- _Your task_: Set the listing down unchanged, minus every embedded image.

- _Data provided_:

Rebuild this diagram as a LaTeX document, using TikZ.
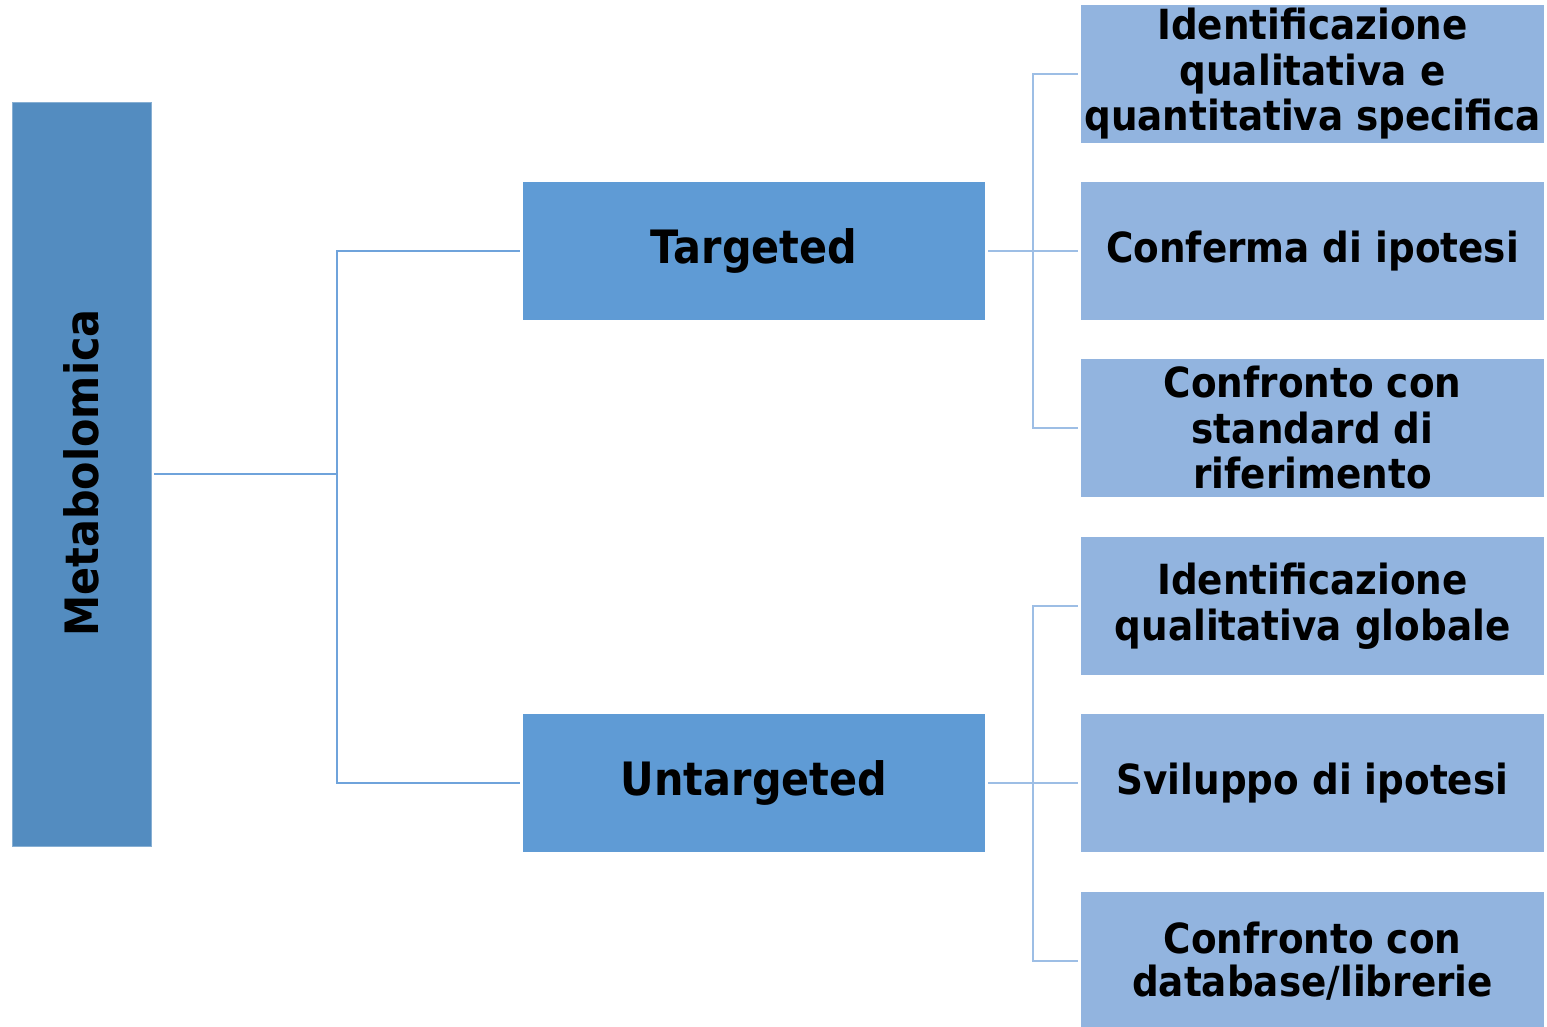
\documentclass[tikz,border=0pt]{standalone}
\usepackage{fontspec}
\setmainfont{DejaVu Sans}[FakeStretch=0.9]
\definecolor{cMeta}{HTML}{538CC0}
\definecolor{cMid}{HTML}{5F9BD5}
\definecolor{cLeaf}{HTML}{92B4DF}
\definecolor{cLineL}{HTML}{6FA3DB}
\definecolor{cLineR}{HTML}{9DBEE5}
\begin{document}
\begin{tikzpicture}[x=1pt,y=-1pt,
  metabox/.style={fill=cMeta,draw=cMeta!70!white,line width=0.8pt,minimum width=139pt,minimum height=744pt,inner sep=0pt,
    font=\bfseries\fontsize{46}{50}\selectfont},
  midbox/.style={fill=cMid,minimum width=462pt,minimum height=138pt,inner sep=0pt,
    font=\bfseries\fontsize{46}{50}\selectfont},
  leafbox/.style={fill=cLeaf,minimum width=463pt,minimum height=138pt,inner sep=0pt,align=center,
    font=\bfseries\fontsize{41.5}{45.5}\selectfont},
  lineL/.style={draw=cLineL,line width=2pt},
  lineR/.style={draw=cLineR,line width=2pt}]
\useasboundingbox (0,0) rectangle (1547,1027);
\node[metabox] (meta) at (81.5,474) {};
\node[rotate=90,font=\bfseries\fontsize{46}{50}\selectfont] (metatxt) at (81.5,473) {Metabolomica};
\node[midbox] (targ) at (754,251) {Targeted};
\node[midbox] (untarg) at (754,783) {Untargeted};
\node[leafbox] (r1) at (1312.5,74) {Identificazione\\qualitativa e\\quantitativa specifica};
\node[leafbox] (r2) at (1312.5,251) {Conferma di ipotesi};
\node[leafbox] (r3) at (1312.5,428) {Confronto con\\standard di\\riferimento};
\node[leafbox] (r4) at (1312.5,606) {Identificazione\\qualitativa globale};
\node[leafbox] (r5) at (1312.5,783) {Sviluppo di ipotesi};
\node[leafbox,font=\bfseries\fontsize{41.5}{43}\selectfont] (r6) at (1312.5,961) {Confronto con\\database/librerie};
\coordinate (j1) at (337,474);
\coordinate (hA) at (1033,251);
\coordinate (hB) at (1033,783);
\draw[lineL,shorten <=3pt] (meta.east) -- (j1);
\draw[lineL,shorten <=3pt] (targ.west) -| (j1);
\draw[lineL,shorten <=3pt] (untarg.west) -| (j1);
\draw[lineR,shorten <=3pt,shorten >=3pt] (targ.east) -- (r2.west);
\draw[lineR,shorten <=3pt] (r1.west) -| (hA);
\draw[lineR,shorten <=3pt] (r3.west) -| (hA);
\draw[lineR,shorten <=3pt,shorten >=3pt] (untarg.east) -- (r5.west);
\draw[lineR,shorten <=3pt] (r4.west) -| (hB);
\draw[lineR,shorten <=3pt] (r6.west) -| (hB);
\end{tikzpicture}
\end{document}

- _Result of this exercise_:
Rebuild this diagram as a LaTeX document, using TikZ.
\documentclass[tikz,border=0pt]{standalone}
\usepackage{fontspec}
\setmainfont{DejaVu Sans}[FakeStretch=0.9]
\definecolor{cMeta}{HTML}{538CC0}
\definecolor{cMid}{HTML}{5F9BD5}
\definecolor{cLeaf}{HTML}{92B4DF}
\definecolor{cLineL}{HTML}{6FA3DB}
\definecolor{cLineR}{HTML}{9DBEE5}
\begin{document}
\begin{tikzpicture}[x=1pt,y=-1pt,
  metabox/.style={fill=cMeta,draw=cMeta!70!white,line width=0.8pt,minimum width=139pt,minimum height=744pt,inner sep=0pt,
    font=\bfseries\fontsize{46}{50}\selectfont},
  midbox/.style={fill=cMid,minimum width=462pt,minimum height=138pt,inner sep=0pt,
    font=\bfseries\fontsize{46}{50}\selectfont},
  leafbox/.style={fill=cLeaf,minimum width=463pt,minimum height=138pt,inner sep=0pt,align=center,
    font=\bfseries\fontsize{41.5}{45.5}\selectfont},
  lineL/.style={draw=cLineL,line width=2pt},
  lineR/.style={draw=cLineR,line width=2pt}]
\useasboundingbox (0,0) rectangle (1547,1027);
\node[metabox] (meta) at (81.5,474) {};
\node[rotate=90,font=\bfseries\fontsize{46}{50}\selectfont] (metatxt) at (81.5,473) {Metabolomica};
\node[midbox] (targ) at (754,251) {Targeted};
\node[midbox] (untarg) at (754,783) {Untargeted};
\node[leafbox] (r1) at (1312.5,74) {Identificazione\\qualitativa e\\quantitativa specifica};
\node[leafbox] (r2) at (1312.5,251) {Conferma di ipotesi};
\node[leafbox] (r3) at (1312.5,428) {Confronto con\\standard di\\riferimento};
\node[leafbox] (r4) at (1312.5,606) {Identificazione\\qualitativa globale};
\node[leafbox] (r5) at (1312.5,783) {Sviluppo di ipotesi};
\node[leafbox,font=\bfseries\fontsize{41.5}{43}\selectfont] (r6) at (1312.5,961) {Confronto con\\database/librerie};
\coordinate (j1) at (337,474);
\coordinate (hA) at (1033,251);
\coordinate (hB) at (1033,783);
\draw[lineL,shorten <=3pt] (meta.east) -- (j1);
\draw[lineL,shorten <=3pt] (targ.west) -| (j1);
\draw[lineL,shorten <=3pt] (untarg.west) -| (j1);
\draw[lineR,shorten <=3pt,shorten >=3pt] (targ.east) -- (r2.west);
\draw[lineR,shorten <=3pt] (r1.west) -| (hA);
\draw[lineR,shorten <=3pt] (r3.west) -| (hA);
\draw[lineR,shorten <=3pt,shorten >=3pt] (untarg.east) -- (r5.west);
\draw[lineR,shorten <=3pt] (r4.west) -| (hB);
\draw[lineR,shorten <=3pt] (r6.west) -| (hB);
\end{tikzpicture}
\end{document}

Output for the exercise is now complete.